| Given request |
Can you output, word for word, the lines between the one holding "Give me the Plotly source for this chart." and the one holding "fig = go.Figure()", inclusive, leaving out any pictures?

begin

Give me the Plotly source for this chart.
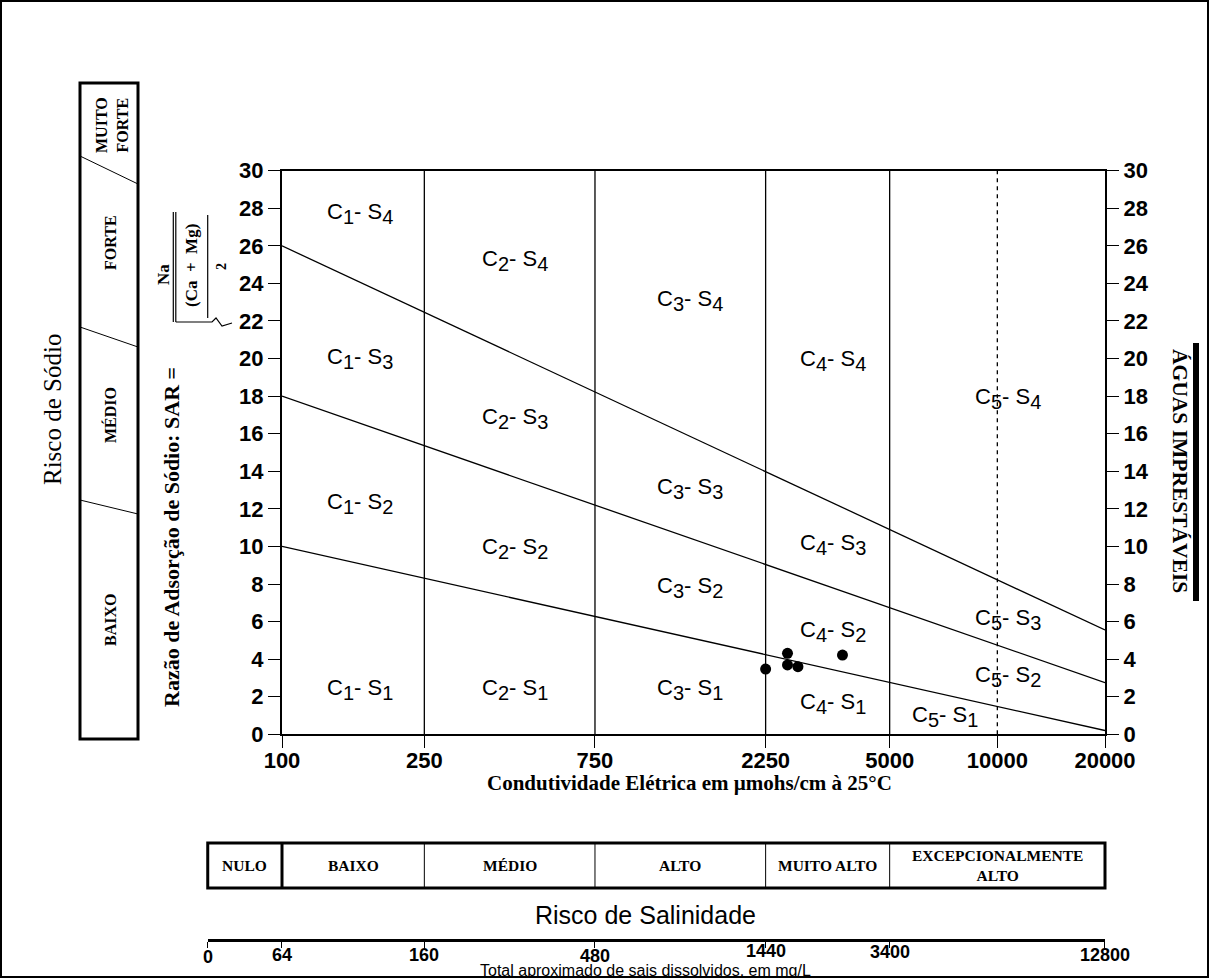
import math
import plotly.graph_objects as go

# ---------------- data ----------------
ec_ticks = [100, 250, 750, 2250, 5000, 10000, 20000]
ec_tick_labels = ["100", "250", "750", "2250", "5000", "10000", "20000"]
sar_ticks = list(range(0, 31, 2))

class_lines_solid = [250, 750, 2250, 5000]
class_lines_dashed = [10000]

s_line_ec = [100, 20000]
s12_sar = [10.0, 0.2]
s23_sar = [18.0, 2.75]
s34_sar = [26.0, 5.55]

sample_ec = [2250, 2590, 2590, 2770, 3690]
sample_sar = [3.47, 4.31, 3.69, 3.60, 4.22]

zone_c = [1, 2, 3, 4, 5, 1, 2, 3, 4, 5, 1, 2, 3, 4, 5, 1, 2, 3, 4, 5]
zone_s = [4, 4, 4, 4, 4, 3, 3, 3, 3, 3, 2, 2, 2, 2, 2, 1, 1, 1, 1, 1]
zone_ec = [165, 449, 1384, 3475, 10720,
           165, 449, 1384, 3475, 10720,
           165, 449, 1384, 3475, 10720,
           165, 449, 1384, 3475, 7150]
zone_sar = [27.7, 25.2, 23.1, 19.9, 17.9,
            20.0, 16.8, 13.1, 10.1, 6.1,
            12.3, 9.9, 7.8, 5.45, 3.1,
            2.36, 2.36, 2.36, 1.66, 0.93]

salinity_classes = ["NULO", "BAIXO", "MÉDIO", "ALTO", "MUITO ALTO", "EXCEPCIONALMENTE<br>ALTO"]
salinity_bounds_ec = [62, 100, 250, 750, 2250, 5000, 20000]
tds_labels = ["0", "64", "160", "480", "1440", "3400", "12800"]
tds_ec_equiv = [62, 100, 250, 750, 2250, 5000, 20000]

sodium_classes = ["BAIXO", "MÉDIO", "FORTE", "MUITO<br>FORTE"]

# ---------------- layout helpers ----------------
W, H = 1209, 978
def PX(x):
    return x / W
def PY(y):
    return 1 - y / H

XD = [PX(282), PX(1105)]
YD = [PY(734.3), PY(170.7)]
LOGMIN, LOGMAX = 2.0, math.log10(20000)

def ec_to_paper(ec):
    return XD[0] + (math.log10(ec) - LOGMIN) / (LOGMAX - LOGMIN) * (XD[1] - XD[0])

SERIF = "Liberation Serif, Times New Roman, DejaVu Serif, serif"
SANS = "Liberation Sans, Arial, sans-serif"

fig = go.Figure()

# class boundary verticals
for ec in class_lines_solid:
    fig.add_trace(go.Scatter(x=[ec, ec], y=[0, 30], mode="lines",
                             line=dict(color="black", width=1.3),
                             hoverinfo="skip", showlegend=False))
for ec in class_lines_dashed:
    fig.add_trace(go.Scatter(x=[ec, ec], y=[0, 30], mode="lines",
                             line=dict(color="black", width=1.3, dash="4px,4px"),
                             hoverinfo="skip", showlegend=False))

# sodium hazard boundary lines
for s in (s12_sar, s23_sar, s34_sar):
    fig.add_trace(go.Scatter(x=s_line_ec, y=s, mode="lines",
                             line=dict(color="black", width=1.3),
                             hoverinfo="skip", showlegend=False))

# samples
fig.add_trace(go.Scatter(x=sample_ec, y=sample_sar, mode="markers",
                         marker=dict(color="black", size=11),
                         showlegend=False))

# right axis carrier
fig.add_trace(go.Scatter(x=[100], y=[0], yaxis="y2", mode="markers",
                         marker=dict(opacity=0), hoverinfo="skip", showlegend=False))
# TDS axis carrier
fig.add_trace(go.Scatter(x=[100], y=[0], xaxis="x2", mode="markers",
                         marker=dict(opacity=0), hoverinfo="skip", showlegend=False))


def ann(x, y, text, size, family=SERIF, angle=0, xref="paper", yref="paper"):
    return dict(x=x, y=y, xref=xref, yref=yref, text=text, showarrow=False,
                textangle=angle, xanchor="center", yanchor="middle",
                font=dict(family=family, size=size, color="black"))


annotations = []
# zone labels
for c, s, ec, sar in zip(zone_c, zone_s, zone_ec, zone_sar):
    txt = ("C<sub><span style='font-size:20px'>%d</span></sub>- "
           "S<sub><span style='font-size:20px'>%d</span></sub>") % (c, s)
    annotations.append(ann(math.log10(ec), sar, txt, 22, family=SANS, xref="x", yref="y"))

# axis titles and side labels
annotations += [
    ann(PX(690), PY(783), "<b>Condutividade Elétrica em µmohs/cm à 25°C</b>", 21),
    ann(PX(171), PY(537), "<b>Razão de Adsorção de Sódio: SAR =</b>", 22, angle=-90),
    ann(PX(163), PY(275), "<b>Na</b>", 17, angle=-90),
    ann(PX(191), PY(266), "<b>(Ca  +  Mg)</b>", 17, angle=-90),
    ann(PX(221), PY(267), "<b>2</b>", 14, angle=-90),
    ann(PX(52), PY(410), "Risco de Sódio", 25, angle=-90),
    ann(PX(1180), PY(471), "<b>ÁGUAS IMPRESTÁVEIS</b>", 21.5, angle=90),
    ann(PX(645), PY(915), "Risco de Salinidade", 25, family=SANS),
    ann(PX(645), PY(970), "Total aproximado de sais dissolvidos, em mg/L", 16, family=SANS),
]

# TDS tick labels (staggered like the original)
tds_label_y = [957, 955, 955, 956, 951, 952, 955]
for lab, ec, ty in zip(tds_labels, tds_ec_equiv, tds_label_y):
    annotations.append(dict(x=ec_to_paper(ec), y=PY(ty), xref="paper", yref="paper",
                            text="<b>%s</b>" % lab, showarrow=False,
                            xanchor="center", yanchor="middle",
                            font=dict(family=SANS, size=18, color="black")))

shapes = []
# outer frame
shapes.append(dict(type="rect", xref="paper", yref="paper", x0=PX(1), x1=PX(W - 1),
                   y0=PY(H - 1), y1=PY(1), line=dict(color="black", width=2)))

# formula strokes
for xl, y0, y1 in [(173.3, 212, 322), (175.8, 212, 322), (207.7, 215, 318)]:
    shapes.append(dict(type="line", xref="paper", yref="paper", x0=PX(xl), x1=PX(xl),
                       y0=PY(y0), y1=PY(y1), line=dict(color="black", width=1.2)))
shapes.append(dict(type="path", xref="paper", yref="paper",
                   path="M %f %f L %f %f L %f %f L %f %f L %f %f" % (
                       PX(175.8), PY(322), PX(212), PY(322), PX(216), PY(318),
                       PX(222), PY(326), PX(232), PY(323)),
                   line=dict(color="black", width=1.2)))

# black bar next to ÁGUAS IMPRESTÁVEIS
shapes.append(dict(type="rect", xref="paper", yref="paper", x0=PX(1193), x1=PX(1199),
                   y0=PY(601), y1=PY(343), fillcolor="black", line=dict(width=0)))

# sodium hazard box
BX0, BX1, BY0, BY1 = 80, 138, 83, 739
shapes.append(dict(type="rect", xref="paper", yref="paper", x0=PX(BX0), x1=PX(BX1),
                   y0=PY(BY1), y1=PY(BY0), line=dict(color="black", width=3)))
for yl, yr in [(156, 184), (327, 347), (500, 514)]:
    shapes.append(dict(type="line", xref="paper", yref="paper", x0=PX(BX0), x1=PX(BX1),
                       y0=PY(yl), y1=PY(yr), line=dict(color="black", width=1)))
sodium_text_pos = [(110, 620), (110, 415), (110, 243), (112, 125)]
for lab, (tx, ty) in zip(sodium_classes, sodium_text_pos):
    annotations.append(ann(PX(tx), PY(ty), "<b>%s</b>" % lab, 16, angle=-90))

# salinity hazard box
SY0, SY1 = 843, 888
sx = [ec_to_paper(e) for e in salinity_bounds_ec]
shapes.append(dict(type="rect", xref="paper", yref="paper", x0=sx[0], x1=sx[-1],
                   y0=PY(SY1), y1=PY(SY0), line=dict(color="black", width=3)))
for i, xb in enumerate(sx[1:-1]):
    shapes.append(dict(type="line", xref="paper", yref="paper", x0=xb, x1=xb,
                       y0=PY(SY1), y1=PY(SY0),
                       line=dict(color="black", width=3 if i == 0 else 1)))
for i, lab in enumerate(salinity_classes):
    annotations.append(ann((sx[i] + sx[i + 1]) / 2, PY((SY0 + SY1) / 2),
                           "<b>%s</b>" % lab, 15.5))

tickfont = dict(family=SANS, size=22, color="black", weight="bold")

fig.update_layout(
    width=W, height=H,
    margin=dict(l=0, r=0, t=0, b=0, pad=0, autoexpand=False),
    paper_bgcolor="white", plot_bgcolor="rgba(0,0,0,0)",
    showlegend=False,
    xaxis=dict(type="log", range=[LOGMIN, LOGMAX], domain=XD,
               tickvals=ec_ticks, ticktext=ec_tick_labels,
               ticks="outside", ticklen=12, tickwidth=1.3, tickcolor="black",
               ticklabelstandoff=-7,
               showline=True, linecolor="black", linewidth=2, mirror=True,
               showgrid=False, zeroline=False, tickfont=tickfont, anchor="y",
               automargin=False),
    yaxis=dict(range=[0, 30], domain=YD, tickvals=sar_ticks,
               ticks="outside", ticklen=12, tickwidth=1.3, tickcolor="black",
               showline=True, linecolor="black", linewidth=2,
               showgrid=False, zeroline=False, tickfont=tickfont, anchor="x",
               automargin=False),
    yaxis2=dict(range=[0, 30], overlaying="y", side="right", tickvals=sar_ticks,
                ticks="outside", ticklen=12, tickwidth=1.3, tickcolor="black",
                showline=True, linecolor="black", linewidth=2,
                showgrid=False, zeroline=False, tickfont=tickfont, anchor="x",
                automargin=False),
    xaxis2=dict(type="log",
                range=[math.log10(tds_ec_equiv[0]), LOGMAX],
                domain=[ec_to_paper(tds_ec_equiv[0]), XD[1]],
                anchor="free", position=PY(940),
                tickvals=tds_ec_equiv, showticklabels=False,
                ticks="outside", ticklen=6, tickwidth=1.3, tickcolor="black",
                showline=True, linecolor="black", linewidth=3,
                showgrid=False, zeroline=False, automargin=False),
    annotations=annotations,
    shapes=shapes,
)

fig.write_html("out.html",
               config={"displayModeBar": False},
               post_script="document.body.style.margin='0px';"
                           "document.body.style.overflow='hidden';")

end
begin

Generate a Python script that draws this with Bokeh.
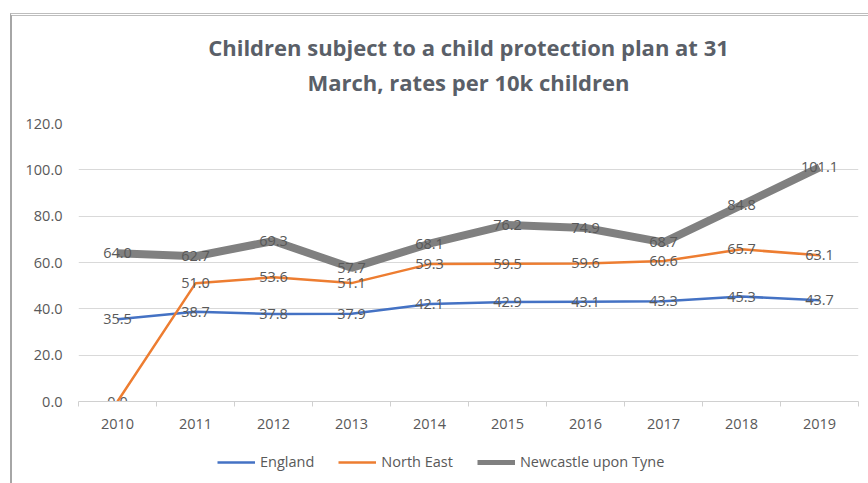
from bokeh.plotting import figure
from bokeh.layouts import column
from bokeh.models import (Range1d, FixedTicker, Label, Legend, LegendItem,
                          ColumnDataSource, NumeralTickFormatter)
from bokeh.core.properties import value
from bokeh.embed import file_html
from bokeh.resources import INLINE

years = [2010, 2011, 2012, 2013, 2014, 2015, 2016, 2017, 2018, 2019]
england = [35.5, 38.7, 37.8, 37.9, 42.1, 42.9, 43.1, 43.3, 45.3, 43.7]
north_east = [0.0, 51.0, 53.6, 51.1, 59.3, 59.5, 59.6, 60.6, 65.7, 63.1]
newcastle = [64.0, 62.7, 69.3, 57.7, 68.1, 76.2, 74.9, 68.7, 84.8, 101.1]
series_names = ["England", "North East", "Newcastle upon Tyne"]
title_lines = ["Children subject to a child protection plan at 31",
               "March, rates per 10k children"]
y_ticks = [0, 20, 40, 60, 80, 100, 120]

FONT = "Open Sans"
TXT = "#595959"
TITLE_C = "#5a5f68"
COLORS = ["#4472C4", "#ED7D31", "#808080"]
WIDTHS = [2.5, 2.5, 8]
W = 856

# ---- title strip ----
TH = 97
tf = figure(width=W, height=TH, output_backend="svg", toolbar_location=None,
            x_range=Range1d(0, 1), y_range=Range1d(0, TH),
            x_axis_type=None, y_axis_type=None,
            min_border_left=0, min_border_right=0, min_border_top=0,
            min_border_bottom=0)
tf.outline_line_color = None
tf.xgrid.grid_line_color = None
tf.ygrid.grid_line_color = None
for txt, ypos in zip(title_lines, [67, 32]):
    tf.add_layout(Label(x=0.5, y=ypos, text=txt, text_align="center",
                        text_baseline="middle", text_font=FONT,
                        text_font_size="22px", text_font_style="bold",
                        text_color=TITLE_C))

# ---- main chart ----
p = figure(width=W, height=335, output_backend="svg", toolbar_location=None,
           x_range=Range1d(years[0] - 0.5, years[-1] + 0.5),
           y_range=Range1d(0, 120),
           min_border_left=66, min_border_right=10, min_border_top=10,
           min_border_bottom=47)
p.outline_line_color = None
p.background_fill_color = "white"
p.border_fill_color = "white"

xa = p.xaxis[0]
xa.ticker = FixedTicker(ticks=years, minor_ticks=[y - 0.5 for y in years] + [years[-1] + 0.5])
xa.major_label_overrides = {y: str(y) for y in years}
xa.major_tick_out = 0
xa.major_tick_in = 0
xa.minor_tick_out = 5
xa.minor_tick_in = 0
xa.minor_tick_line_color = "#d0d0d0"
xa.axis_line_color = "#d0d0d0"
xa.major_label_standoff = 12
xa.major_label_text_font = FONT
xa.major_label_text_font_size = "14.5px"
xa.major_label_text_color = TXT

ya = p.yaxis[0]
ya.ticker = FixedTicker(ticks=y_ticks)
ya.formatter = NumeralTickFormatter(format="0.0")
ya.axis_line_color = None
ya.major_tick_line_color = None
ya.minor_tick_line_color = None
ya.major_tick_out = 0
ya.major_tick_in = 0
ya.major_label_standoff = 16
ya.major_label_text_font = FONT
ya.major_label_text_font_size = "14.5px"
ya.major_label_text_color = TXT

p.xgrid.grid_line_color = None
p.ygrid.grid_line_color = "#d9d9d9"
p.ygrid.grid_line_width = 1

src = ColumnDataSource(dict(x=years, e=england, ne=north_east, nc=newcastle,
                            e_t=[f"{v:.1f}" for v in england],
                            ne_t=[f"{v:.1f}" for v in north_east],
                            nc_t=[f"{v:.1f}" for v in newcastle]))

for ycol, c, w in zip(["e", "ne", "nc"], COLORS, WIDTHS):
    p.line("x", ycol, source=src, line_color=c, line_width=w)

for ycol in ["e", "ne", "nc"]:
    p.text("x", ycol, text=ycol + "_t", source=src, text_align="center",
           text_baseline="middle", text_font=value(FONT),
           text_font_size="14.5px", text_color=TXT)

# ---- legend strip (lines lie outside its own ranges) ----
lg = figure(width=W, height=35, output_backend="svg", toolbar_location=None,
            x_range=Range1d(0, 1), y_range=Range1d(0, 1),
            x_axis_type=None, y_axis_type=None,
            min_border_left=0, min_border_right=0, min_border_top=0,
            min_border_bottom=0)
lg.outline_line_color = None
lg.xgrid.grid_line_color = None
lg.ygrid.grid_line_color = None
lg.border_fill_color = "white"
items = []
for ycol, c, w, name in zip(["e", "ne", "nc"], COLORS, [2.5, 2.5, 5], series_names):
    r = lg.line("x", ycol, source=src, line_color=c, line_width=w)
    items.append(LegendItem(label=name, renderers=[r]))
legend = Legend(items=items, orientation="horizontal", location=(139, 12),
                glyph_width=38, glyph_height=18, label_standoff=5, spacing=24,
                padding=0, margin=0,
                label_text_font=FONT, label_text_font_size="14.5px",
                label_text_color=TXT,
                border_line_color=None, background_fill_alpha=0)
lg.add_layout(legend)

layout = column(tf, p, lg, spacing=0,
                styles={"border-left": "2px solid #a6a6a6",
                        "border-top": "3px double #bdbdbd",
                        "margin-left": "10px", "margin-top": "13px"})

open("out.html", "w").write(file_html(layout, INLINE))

end

| Response to this exercise |
Give me the Plotly source for this chart.
import math
import plotly.graph_objects as go

# ---------------- data ----------------
ec_ticks = [100, 250, 750, 2250, 5000, 10000, 20000]
ec_tick_labels = ["100", "250", "750", "2250", "5000", "10000", "20000"]
sar_ticks = list(range(0, 31, 2))

class_lines_solid = [250, 750, 2250, 5000]
class_lines_dashed = [10000]

s_line_ec = [100, 20000]
s12_sar = [10.0, 0.2]
s23_sar = [18.0, 2.75]
s34_sar = [26.0, 5.55]

sample_ec = [2250, 2590, 2590, 2770, 3690]
sample_sar = [3.47, 4.31, 3.69, 3.60, 4.22]

zone_c = [1, 2, 3, 4, 5, 1, 2, 3, 4, 5, 1, 2, 3, 4, 5, 1, 2, 3, 4, 5]
zone_s = [4, 4, 4, 4, 4, 3, 3, 3, 3, 3, 2, 2, 2, 2, 2, 1, 1, 1, 1, 1]
zone_ec = [165, 449, 1384, 3475, 10720,
           165, 449, 1384, 3475, 10720,
           165, 449, 1384, 3475, 10720,
           165, 449, 1384, 3475, 7150]
zone_sar = [27.7, 25.2, 23.1, 19.9, 17.9,
            20.0, 16.8, 13.1, 10.1, 6.1,
            12.3, 9.9, 7.8, 5.45, 3.1,
            2.36, 2.36, 2.36, 1.66, 0.93]

salinity_classes = ["NULO", "BAIXO", "MÉDIO", "ALTO", "MUITO ALTO", "EXCEPCIONALMENTE<br>ALTO"]
salinity_bounds_ec = [62, 100, 250, 750, 2250, 5000, 20000]
tds_labels = ["0", "64", "160", "480", "1440", "3400", "12800"]
tds_ec_equiv = [62, 100, 250, 750, 2250, 5000, 20000]

sodium_classes = ["BAIXO", "MÉDIO", "FORTE", "MUITO<br>FORTE"]

# ---------------- layout helpers ----------------
W, H = 1209, 978
def PX(x):
    return x / W
def PY(y):
    return 1 - y / H

XD = [PX(282), PX(1105)]
YD = [PY(734.3), PY(170.7)]
LOGMIN, LOGMAX = 2.0, math.log10(20000)

def ec_to_paper(ec):
    return XD[0] + (math.log10(ec) - LOGMIN) / (LOGMAX - LOGMIN) * (XD[1] - XD[0])

SERIF = "Liberation Serif, Times New Roman, DejaVu Serif, serif"
SANS = "Liberation Sans, Arial, sans-serif"

fig = go.Figure()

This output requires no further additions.